··· Provided data ···

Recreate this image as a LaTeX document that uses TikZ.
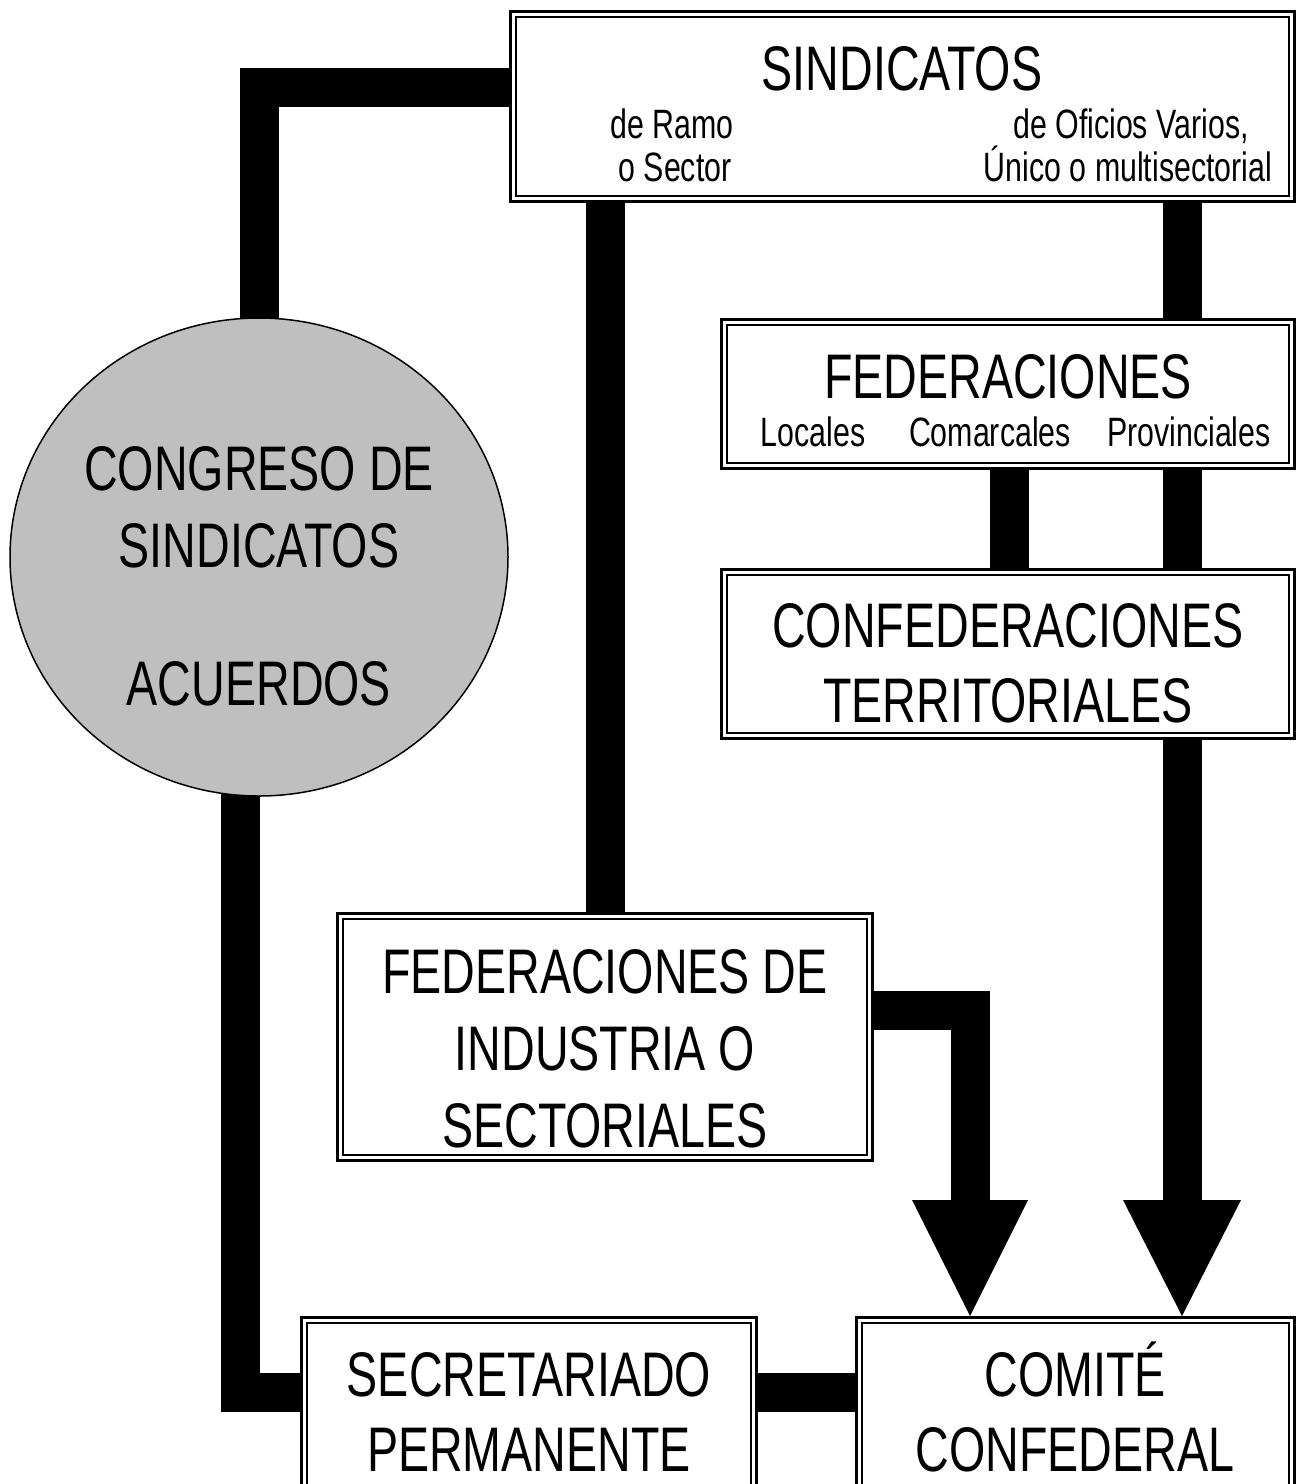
\documentclass[tikz,border=0pt]{standalone}
\usepackage{fontspec}
\setmainfont{Liberation Sans}[FakeStretch=0.74]
\usetikzlibrary{calc,shapes.geometric}
\pgfdeclarelayer{bg}
\pgfsetlayers{bg,main}
\newcommand\BigTxt{\fontsize{63}{70}\selectfont}
\newcommand\SubTxt{\fontsize{41}{46}\selectfont}
\begin{document}
\begin{tikzpicture}[x=1pt,y=-1pt,
  box/.style={draw, line width=3pt, fill=white, inner sep=0pt},
  bar/.style={line width=39pt, line join=miter, line cap=butt},
  big/.style={inner sep=0pt, anchor=base, font=\BigTxt},
  sub/.style={inner sep=0pt, anchor=base, font=\SubTxt}]
\clip (0,0) rectangle (1298,1484);

% boxes
\node[box, minimum width=784pt, minimum height=190pt] (sind) at (902.5,106.5) {};
\node[box, minimum width=573pt, minimum height=149pt] (fed) at (1008,394) {};
\node[box, minimum width=573pt, minimum height=169pt] (conf) at (1008,654) {};
\node[box, minimum width=535pt, minimum height=247pt] (fedind) at (605,1037) {};
\node[box, minimum width=455pt, minimum height=181pt] (sec) at (529,1408) {};
\node[box, minimum width=438pt, minimum height=181pt] (com) at (1075.5,1408) {};
\node[ellipse, draw, line width=1.5pt, fill=black!25, minimum width=498pt, minimum height=478pt, inner sep=0pt] (cong) at (259,557) {};

\foreach \n in {sind,fed,conf,fedind,sec,com}
  \draw[line width=1.5pt] ($(\n.north west)+(7,7)$) rectangle ($(\n.south east)+(-7,-7)$);

% column coordinates
\coordinate (rx) at (1182,0);
\coordinate (mx) at (1009,0);
\coordinate (rbase) at (1182,1200);
\coordinate (lbase) at (970,1200);

% connectors
\begin{pgfonlayer}{bg}
\fill[white] (0,0) rectangle (1298,1484);
\draw[bar] ($(sind.west)+(0,-19)$) -| (cong.center);
\draw[bar] ($(cong.center)+(-19,0)$) |- ($(sec.west)+(0,-16)$);
\draw[bar] ($(sec.east)+(0,-16)$) -- ($(com.west)+(0,-16)$);
\draw[bar] (fedind.north |- sind.south) -- (fedind.north);
\draw[bar] (rx |- sind.south) -- (rx |- fed.north);
\draw[bar] (rx |- fed.south) -- (rx |- conf.north);
\draw[bar] (mx |- fed.south) -- (mx |- conf.north);
\draw[bar] (rx |- conf.south) -- ($(rbase)+(0,1)$);
\draw[bar] ($(fedind.east)+(0,-27)$) -| ($(lbase)+(0,1)$);
\end{pgfonlayer}
\fill ($(rbase)+(-59,0)$) -- ($(rbase)+(59,0)$) -- (rbase |- com.north) -- cycle;
\fill ($(lbase)+(-58,0)$) -- ($(lbase)+(58,0)$) -- (lbase |- com.north) -- cycle;

% texts
\node[big] (t-sind) at (902,90) {SINDICATOS};
\node[sub] (t-ramo) at (672,138) {de Ramo};
\node[sub] (t-sector) at (675,181) {o Sector};
\node[sub] (t-ofi) at (1131,138) {de Oficios Varios,};
\node[sub] (t-unico) at (1128,181) {Único o multisectorial};

\node[big] (t-fed) at (1008,398) {FEDERACIONES};
\node[sub] (t-loc) at (813,446) {Locales};
\node[sub] (t-com) at (990,446) {Comarcales};
\node[sub] (t-prov) at (1189,446) {Provinciales};

\node[big] (t-conf1) at (1008,647) {CONFEDERACIONES};
\node[big] (t-conf2) at (1008,722) {TERRITORIALES};

\node[big] (t-cong1) at (259,490) {CONGRESO DE};
\node[big] (t-cong2) at (259,567) {SINDICATOS};
\node[big] (t-cong3) at (259,705) {ACUERDOS};

\node[big] (t-fi1) at (605,993) {FEDERACIONES DE};
\node[big] (t-fi2) at (605,1070) {INDUSTRIA O};
\node[big] (t-fi3) at (605,1147) {SECTORIALES};

\node[big] (t-sec1) at (529,1396) {SECRETARIADO};
\node[big] (t-sec2) at (529,1471) {PERMANENTE};

\node[big] (t-com1) at (1075,1396) {COMITÉ};
\node[big] (t-com2) at (1075,1471) {CONFEDERAL};
\end{tikzpicture}
\end{document}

···

▸ **What this task involves**
Only the lines from the start of the material through the line containing "(lbase) at (970,1200);" should be transcribed. Pictures stay out.

▸ **Exercise answer**
Recreate this image as a LaTeX document that uses TikZ.
\documentclass[tikz,border=0pt]{standalone}
\usepackage{fontspec}
\setmainfont{Liberation Sans}[FakeStretch=0.74]
\usetikzlibrary{calc,shapes.geometric}
\pgfdeclarelayer{bg}
\pgfsetlayers{bg,main}
\newcommand\BigTxt{\fontsize{63}{70}\selectfont}
\newcommand\SubTxt{\fontsize{41}{46}\selectfont}
\begin{document}
\begin{tikzpicture}[x=1pt,y=-1pt,
  box/.style={draw, line width=3pt, fill=white, inner sep=0pt},
  bar/.style={line width=39pt, line join=miter, line cap=butt},
  big/.style={inner sep=0pt, anchor=base, font=\BigTxt},
  sub/.style={inner sep=0pt, anchor=base, font=\SubTxt}]
\clip (0,0) rectangle (1298,1484);

% boxes
\node[box, minimum width=784pt, minimum height=190pt] (sind) at (902.5,106.5) {};
\node[box, minimum width=573pt, minimum height=149pt] (fed) at (1008,394) {};
\node[box, minimum width=573pt, minimum height=169pt] (conf) at (1008,654) {};
\node[box, minimum width=535pt, minimum height=247pt] (fedind) at (605,1037) {};
\node[box, minimum width=455pt, minimum height=181pt] (sec) at (529,1408) {};
\node[box, minimum width=438pt, minimum height=181pt] (com) at (1075.5,1408) {};
\node[ellipse, draw, line width=1.5pt, fill=black!25, minimum width=498pt, minimum height=478pt, inner sep=0pt] (cong) at (259,557) {};

\foreach \n in {sind,fed,conf,fedind,sec,com}
  \draw[line width=1.5pt] ($(\n.north west)+(7,7)$) rectangle ($(\n.south east)+(-7,-7)$);

% column coordinates
\coordinate (rx) at (1182,0);
\coordinate (mx) at (1009,0);
\coordinate (rbase) at (1182,1200);
\coordinate (lbase) at (970,1200);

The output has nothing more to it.